Debbie Fisher (DF) and Terrence Hicks (TH)
DF: My father was a Holocaust survivor. He had survived the same camp as Elie Wiesel. They were both the same age. And when my father was alive, through school, I was reading Night. I was 14 years old when I was reading it. But I had no idea that the Auschwitz that Wiesel was writing about, where he lived for a year, was the same one that my father lived in. Because my father’s Auschwitz was a kinder, gentler Auschwitz. It was sort of like Robin Hood and his merry men meet the Nazis in my father’s Auschwitz. There was never a moment where people were dying in front of him. The worst happened the first night. They killed his siblings and they killed his parents and from that moment on the boys took over and that was the story that we were given.

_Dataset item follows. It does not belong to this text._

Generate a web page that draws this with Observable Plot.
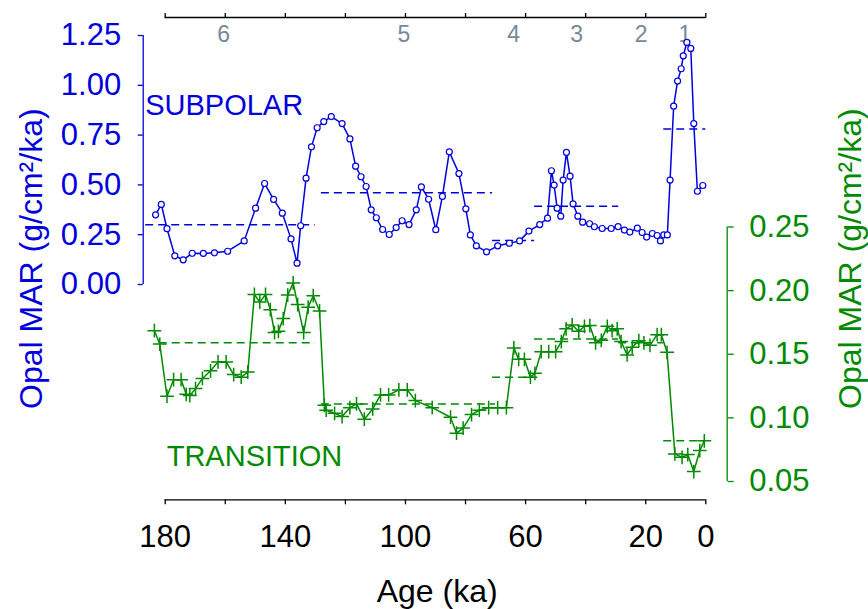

But when he was very, very sick in the hospital and I knew that I was losing him, I realized that there was no going back and that if I didn’t make my move I could not return to the moment of having access to his memories. And this time he was really tired and he wasn’t feeling well. And I said, I need to ask you about your time there, in Auschwitz. I need to ask you some things, Dad. It’s important. And I remember he looked at me, and he had real anger in his face and in his eyes. And he said, You know, Debbie, from the time that you were a young girl, you always asked your questions. And I always told you: We got food, we got bread, we divided it up, we didn’t suffer. It was fine. And you keep bothering me and asking me the question. And I keep telling you, as if I’m in a room, go away, stop knocking on the door, I do not want to let you in this room. And yet you keep coming back saying let me in. And he said, So I’ll ask you one more time to go away, and if you knock again, I’ll let you in. But if I let you in this room, you will never, ever get out. So, do you want to knock again and come in? And I said, Yes, I do, Dad. And he was crying, and I remember he had covers on his body because he was really skinny and very, very weak. And he kicked all the covers off, as if he was kicking down a door. And he said, Fine. Come in then. Come in to a room that you can never leave. Come in. And I said can I ask you my questions? and he said, You’re in the room. You can ask anything. And I asked him everything that I ever wanted to ask. I asked him to tell me the real story. And he did.
It was painful, and scary, and sickening. I felt a part of me had died. And he’s right. Once you’re in that room you can’t get out. It’s always with you.